A study of the metric measure space of probability measures via a purely atomic superposition principle

TL;DR

This paper investigates the structure of probability measures on metric spaces using a superposition principle, revealing atomic properties and geometric inequalities in Wasserstein spaces over Euclidean and Riemannian manifolds.

Contribution

It introduces a purely atomic superposition principle for the continuity equation on metric measure spaces of probability measures, extending results from Euclidean spaces to Riemannian manifolds.

Findings

Atomic property is inherited by lifted curves under certain conditions.

The analysis extends to Riemannian manifolds via Nash embedding theorem.
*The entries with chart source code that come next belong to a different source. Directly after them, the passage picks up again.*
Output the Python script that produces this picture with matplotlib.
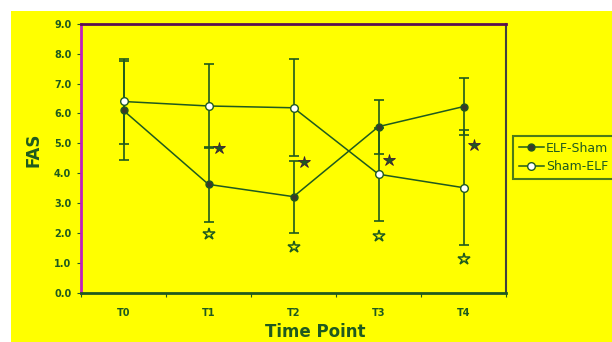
import matplotlib
matplotlib.use("Agg")
import matplotlib.pyplot as plt
from matplotlib.patches import Rectangle
import numpy as np

categories = ["T0", "T1", "T2", "T3", "T4"]
elf_sham = [6.1, 3.63, 3.22, 5.56, 6.23]
elf_sham_err = [1.65, 1.25, 1.2, 0.9, 0.95]
sham_elf = [6.4, 6.25, 6.19, 3.97, 3.52]
sham_elf_err = [1.42, 1.4, 1.62, 1.55, 1.92]
star_filled = [None, 4.83, 4.37, 4.45, 4.95]
star_open = [None, 1.96, 1.55, 1.9, 1.13]
yticks = [0, 1, 2, 3, 4, 5, 6, 7, 8, 9]

GREEN = "#1f5a1f"
MAG = "#c020c0"

fig = plt.figure(figsize=(6.12, 3.42), dpi=100)
fig.patch.set_facecolor("white")
bg = Rectangle((11/612, 0), 1, 1 - 11/342, transform=fig.transFigure,
               facecolor="#ffff00", edgecolor="none", zorder=-10)
fig.patches.append(bg)

ax = fig.add_axes([81/612, 49/342, 425/612, 269.3/342])
ax.set_facecolor("#ffff00")

x = np.arange(len(categories)) + 0.5

ax.errorbar(x, elf_sham, yerr=elf_sham_err, fmt='none', ecolor=GREEN, elinewidth=1.2,
            capsize=3.5, capthick=1.2, zorder=2)
ax.errorbar(x, sham_elf, yerr=sham_elf_err, fmt='none', ecolor=GREEN, elinewidth=1.2,
            capsize=3.5, capthick=1.2, zorder=2)
l1, = ax.plot(x, elf_sham, color=GREEN, lw=1.1, marker='o', ms=5, mfc="#3a3a2a",
              mec=GREEN, mew=1, label="ELF-Sham", zorder=3)
l2, = ax.plot(x, sham_elf, color=GREEN, lw=1.1, marker='o', ms=5.5, mfc="white",
              mec=GREEN, mew=1, label="Sham-ELF", zorder=3)

for i, v in enumerate(star_filled):
    if v is not None:
        ax.plot(x[i] + 0.12, v, marker='*', ms=9, color=GREEN, mec="#3a1a3a", mew=0.6, zorder=4)
for i, v in enumerate(star_open):
    if v is not None:
        ax.plot(x[i], v, marker='*', ms=9, mfc="none", mec=GREEN, mew=1.1, zorder=4)

ax.set_xlim(0, 5)
ax.set_ylim(0, 9)
ax.set_yticks(yticks)
ax.set_yticklabels([f"{t:.1f}" for t in yticks], fontsize=7, fontweight="bold", color=GREEN)
ax.set_xticks(range(6))
ax.set_xticklabels([])
ax.set_xticks(x, minor=True)
ax.set_xticklabels(categories, minor=True, fontsize=7, fontweight="bold", color=GREEN)
ax.tick_params(axis='x', which='minor', length=0, pad=11)
ax.tick_params(axis='x', which='major', length=3, direction='out', color=GREEN)
ax.tick_params(axis='y', length=3, direction='out', color=GREEN, pad=4)

ax.spines['left'].set_color(MAG)
ax.spines['left'].set_linewidth(2)
ax.spines['top'].set_color("#5a1050")
ax.spines['top'].set_linewidth(2)
ax.spines['bottom'].set_color(GREEN)
ax.spines['bottom'].set_linewidth(2)
ax.spines['right'].set_color("#404040")
ax.spines['right'].set_linewidth(1.5)

fig.text(33/612, 1 - 150/342, "FAS", rotation=90, fontsize=12, fontweight="bold",
         color=GREEN, ha="center", va="center")
fig.text(315/612, 1 - 332/342, "Time Point", fontsize=12, fontweight="bold",
         color=GREEN, ha="center", va="center")

leg = fig.legend(handles=[l1, l2], loc="upper left", bbox_to_anchor=(513/612, 1 - 136/342),
                 fontsize=9, frameon=True, fancybox=False, borderpad=0.45, handlelength=2.0,
                 handletextpad=0.2, labelspacing=0.45, borderaxespad=0)
leg.get_frame().set_edgecolor(GREEN)
leg.get_frame().set_linewidth(1.5)
leg.get_frame().set_facecolor("#ffff00")
for t in leg.get_texts():
    t.set_color(GREEN)

fig.savefig("out.png", dpi=100)
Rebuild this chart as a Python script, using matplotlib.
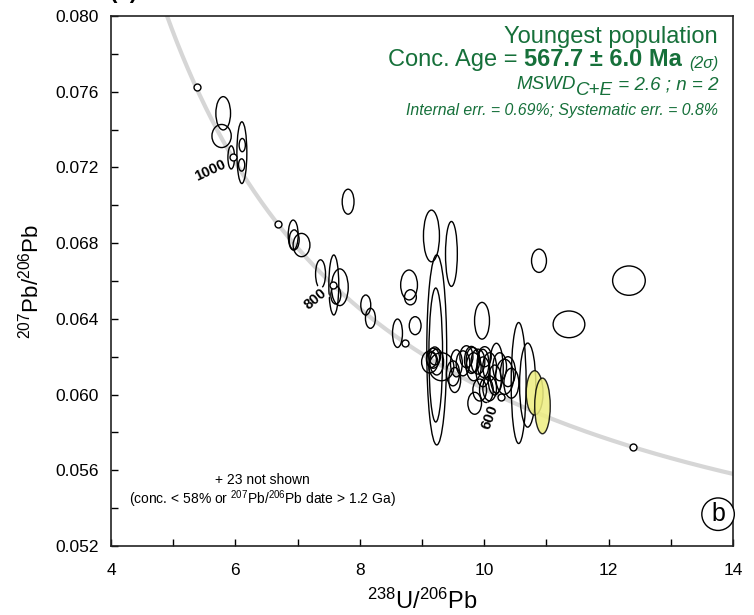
import numpy as np
import matplotlib
matplotlib.use('Agg')
import matplotlib.pyplot as plt
from matplotlib.patches import Ellipse

plt.rcParams['font.family'] = ['Liberation Sans', 'DejaVu Sans']
plt.rcParams['mathtext.fontset'] = 'custom'
plt.rcParams['mathtext.rm'] = 'Liberation Sans'
plt.rcParams['mathtext.it'] = 'Liberation Sans:italic'

# error ellipses: centre (238U/206Pb, 207Pb/206Pb) and full width/height (2 sigma)
ell_x = [5.804, 5.778, 5.933, 6.104, 6.11, 6.10, 6.929, 6.945, 7.063, 7.812,
         7.369, 7.582, 7.679, 7.614, 8.096, 8.171, 8.792, 8.814, 8.89, 8.606,
         9.152, 9.473, 10.881, 9.965, 11.363, 12.327, 9.237, 9.221,
         9.178, 9.152, 9.205, 9.124, 9.237, 9.312, 9.553, 9.499, 9.526, 9.659,
         9.714, 9.794, 9.82, 9.831, 9.900, 9.981, 9.981, 10.008, 10.088, 9.928,
         10.035, 10.088, 10.169, 10.196, 10.249, 10.329, 10.382, 10.437, 9.847,
         10.554, 10.699]
ell_y = [0.07486, 0.07366, 0.07253, 0.07278, 0.07318, 0.07213, 0.06843, 0.06817, 0.0679, 0.07019,
         0.06637, 0.06579, 0.06567, 0.06526, 0.06473, 0.06403, 0.06579, 0.06514, 0.06364, 0.06324,
         0.06838, 0.06743, 0.06707, 0.0639, 0.06371, 0.06602, 0.06236, 0.06209,
         0.06192, 0.06183, 0.06204, 0.06172, 0.06172, 0.06147, 0.06165, 0.06112, 0.06077, 0.06165,
         0.0620, 0.06183, 0.06183, 0.06147, 0.06174, 0.06165, 0.0612, 0.0620, 0.06147, 0.06024,
         0.06024, 0.06033, 0.06077, 0.06139, 0.06147, 0.06094, 0.06121, 0.0606, 0.05954,
         0.06061, 0.0605]
ell_w = [0.236, 0.31, 0.107, 0.16, 0.10, 0.10, 0.16, 0.16, 0.27, 0.19,
         0.16, 0.16, 0.27, 0.16, 0.16, 0.16, 0.27, 0.19, 0.19, 0.16,
         0.257, 0.19, 0.24, 0.24, 0.51, 0.525, 0.32, 0.22,
         0.21, 0.16, 0.19, 0.26, 0.22, 0.40, 0.19, 0.21, 0.19, 0.22,
         0.21, 0.22, 0.22, 0.24, 0.22, 0.19, 0.22, 0.21, 0.22, 0.22,
         0.22, 0.22, 0.21, 0.22, 0.22, 0.29, 0.24, 0.24, 0.22,
         0.24, 0.26]
ell_h = [0.00176, 0.00122, 0.00122, 0.00326, 0.00070, 0.00065, 0.00158, 0.00106, 0.00123, 0.00132,
         0.0015, 0.00317, 0.00194, 0.00095, 0.00106, 0.00106, 0.00158, 0.00080, 0.00095, 0.0015,
         0.00273, 0.00343, 0.00123, 0.00194, 0.00141, 0.00155, 0.01004, 0.00708,
         0.00106, 0.00079, 0.00095, 0.00116, 0.00137, 0.00148, 0.00143, 0.00132, 0.00132, 0.00132,
         0.00116, 0.00143, 0.00132, 0.00148, 0.00132, 0.00148, 0.00158, 0.00106, 0.00148, 0.00116,
         0.00132, 0.00132, 0.00158, 0.00264, 0.00148, 0.00185, 0.00158, 0.00158, 0.00116,
         0.00639, 0.00444]

# analyses with very small ellipses
dot_x = [5.377, 5.955, 6.678, 7.571, 8.723, 12.40, 10.276]
dot_y = [0.07627, 0.07253, 0.06901, 0.06579, 0.06274, 0.05721, 0.05989]

# youngest population (used for the concordia age)
yel_x = [10.811, 10.937]
yel_y = [0.06009, 0.0594]
yel_w = [0.27, 0.25]
yel_h = [0.00234, 0.00294]

label_ages = [600, 800, 1000]
label_rot = [70, 40, 25]
label_off = [(-7, -15), (-13, -10), (-16, -9)]

# Tera-Wasserburg concordia
l238 = 1.55125e-10
l235 = 9.8485e-10
U85 = 137.88


def concordia(t_ma):
    t = np.asarray(t_ma) * 1e6
    e8 = np.exp(l238 * t) - 1
    e5 = np.exp(l235 * t) - 1
    return 1 / e8, e5 / (U85 * e8)


green = '#16703a'

fig = plt.figure(figsize=(7.54, 6.15), dpi=100)
ax = fig.add_axes([111 / 754, 69 / 615, 622 / 754, 530 / 615])

cx, cy = concordia(np.linspace(300, 1800, 500))
ax.plot(cx, cy, color='#d6d6d6', lw=3, zorder=1, solid_capstyle='butt')

for x, y, w, h in zip(ell_x, ell_y, ell_w, ell_h):
    ax.add_patch(Ellipse((x, y), w, h, facecolor='none', edgecolor='black', lw=1.0, zorder=3))
for x, y, w, h in zip(yel_x, yel_y, yel_w, yel_h):
    ax.add_patch(Ellipse((x, y), w, h, facecolor='#eeee80', edgecolor='black', lw=1.0, alpha=0.85, zorder=4))
ax.plot(dot_x, dot_y, 'o', mfc='white', mec='black', ms=5, mew=1.0, zorder=5)

for age, rot, off in zip(label_ages, label_rot, label_off):
    px, py = concordia(age)
    ax.annotate(str(age), (px, py), xytext=off, textcoords='offset points',
                ha='center', va='center', rotation=rot, fontsize=10.5, fontweight='bold',
                bbox=dict(boxstyle='square,pad=0.05', fc='white', ec='none'), zorder=6)

ax.set_xlim(4, 14)
ax.set_ylim(0.052, 0.080)
ax.set_xticks([4, 6, 8, 10, 12, 14])
ax.set_xticks([5, 7, 9, 11, 13], minor=True)
ax.set_yticks(np.arange(0.052, 0.0801, 0.004))
ax.set_yticks(np.arange(0.054, 0.080, 0.004), minor=True)
ax.yaxis.set_major_formatter(plt.FormatStrFormatter('%.3f'))
ax.tick_params(which='both', direction='in', top=False, right=False, labelsize=12.5, length=5, width=1)
ax.tick_params(axis='x', pad=12)
ax.tick_params(axis='y', pad=9)
for s in ax.spines.values():
    s.set_linewidth(1.2)
    s.set_color('#222222')

ax.set_xlabel(r'$^{238}$U/$^{206}$Pb', fontsize=17, labelpad=8)
ax.set_ylabel(r'$^{207}$Pb/$^{206}$Pb', fontsize=16, labelpad=8)

# annotation block, right aligned
ax.text(0.976, 0.9496, 'Youngest population', transform=ax.transAxes, ha='right',
        va='baseline', fontsize=17, color=green)
t1 = ax.text(0.976, 0.9013, '(2σ)', transform=ax.transAxes, ha='right', va='baseline',
             fontsize=11.5, style='italic', color=green)
t2 = ax.annotate('567.7 ± 6.0 Ma ', (0, 0), xycoords=t1, ha='right', va='bottom',
                 fontsize=17, fontweight='bold', color=green)
ax.annotate('Conc. Age = ', (0, 0), xycoords=t2, ha='right', va='bottom',
            fontsize=17, color=green)
m1 = ax.text(0.976, 0.8617, ' = 2.6 ; n = 2', transform=ax.transAxes, ha='right', va='baseline',
             fontsize=13.5, style='italic', color=green)
m2 = ax.annotate('C+E', (0, 0), xycoords=m1, xytext=(0, -4), textcoords='offset points',
                 ha='right', va='bottom', fontsize=13.5, style='italic', color=green)
ax.annotate('MSWD', (0, 0), xycoords=m2, xytext=(0, 4), textcoords='offset points',
            ha='right', va='bottom', fontsize=13.5, style='italic', color=green)
ax.text(0.976, 0.8132, 'Internal err. = 0.69%; Systematic err. = 0.8%', transform=ax.transAxes,
        ha='right', va='baseline', fontsize=11.4, style='italic', color=green)

ax.text(0.243, 0.1245, '+ 23 not shown', transform=ax.transAxes, ha='center', va='center', fontsize=10)
ax.text(0.243, 0.0887, r'(conc. < 58% or $^{207}$Pb/$^{206}$Pb date > 1.2 Ga)', transform=ax.transAxes,
        ha='center', va='center', fontsize=10)

ax.text(0.976, 0.060, 'b', transform=ax.transAxes, ha='center', va='center', fontsize=18,
        bbox=dict(boxstyle='circle,pad=0.17', fc='white', ec='black', lw=1))

fig.text(110 / 754, 1 - 3 / 615, '(b)', ha='left', va='bottom', fontsize=16, fontweight='bold')

fig.savefig('out.png', dpi=100)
The Wasserstein space with a suitable measure satisfies a Bakry-Émery curvature condition.

Abstract

We study the continuity equation on the metric measure space $(\mathcal{P}_p(X),W_p,Q)$, when $X$ is either the Euclidean space or a compact, oriented, and boundaryless Riemannian manifold, for some suitable reference measure $Q \in \mathcal{P}_p(\mathcal{P}_p(X))$, which by construction are concentrated over purely atomic measures. In fact, we consider the equation $\partial_t M_t +\operatorname{div}_{\mathcal{P}}(b_t M_t) = 0$, where $(M_t)_{t\in[0,T]} \subset\mathcal{P}(\mathcal{P}(X))$ and $b:[0,T]\times X \times \mathcal{P}(X) \to TX$, assuming that $M_t\ll Q$ for all $t\in[0,T]$, to then show when the purely atomic property is inherited by the liftings of the curve $M_t$ given by the nested superposition principle. On the Euclidean space, the main assumption is that the $r$-capacity of the diagonal $\Delta \subset \mathbb{R}^d \times \mathbb{R}^d$ is zero with respect to $\nu \otimes \nu$, where $\nu$ is the barycenter of the reference measure $Q$. We will give sufficient conditions to ensure it, and in particular, thanks to the Nash embedding theorem, this analysis will allow us to extent the main results from the Euclidean space to Riemannian manifolds. Finally, we exploit this atomic superposition principle to show the lack of the Sobolev-to-Lipschitz property and the Poincar\'e inequality for functions in $W^{1,p}(\mathcal{P}_p(X),W_p,Q)$. Then, we complete the analysis showing that, however, the $L^2$-Wasserstein space endowed with suitable reference measure $Q$, satisfies a Bakry--\'Emery curvature condition.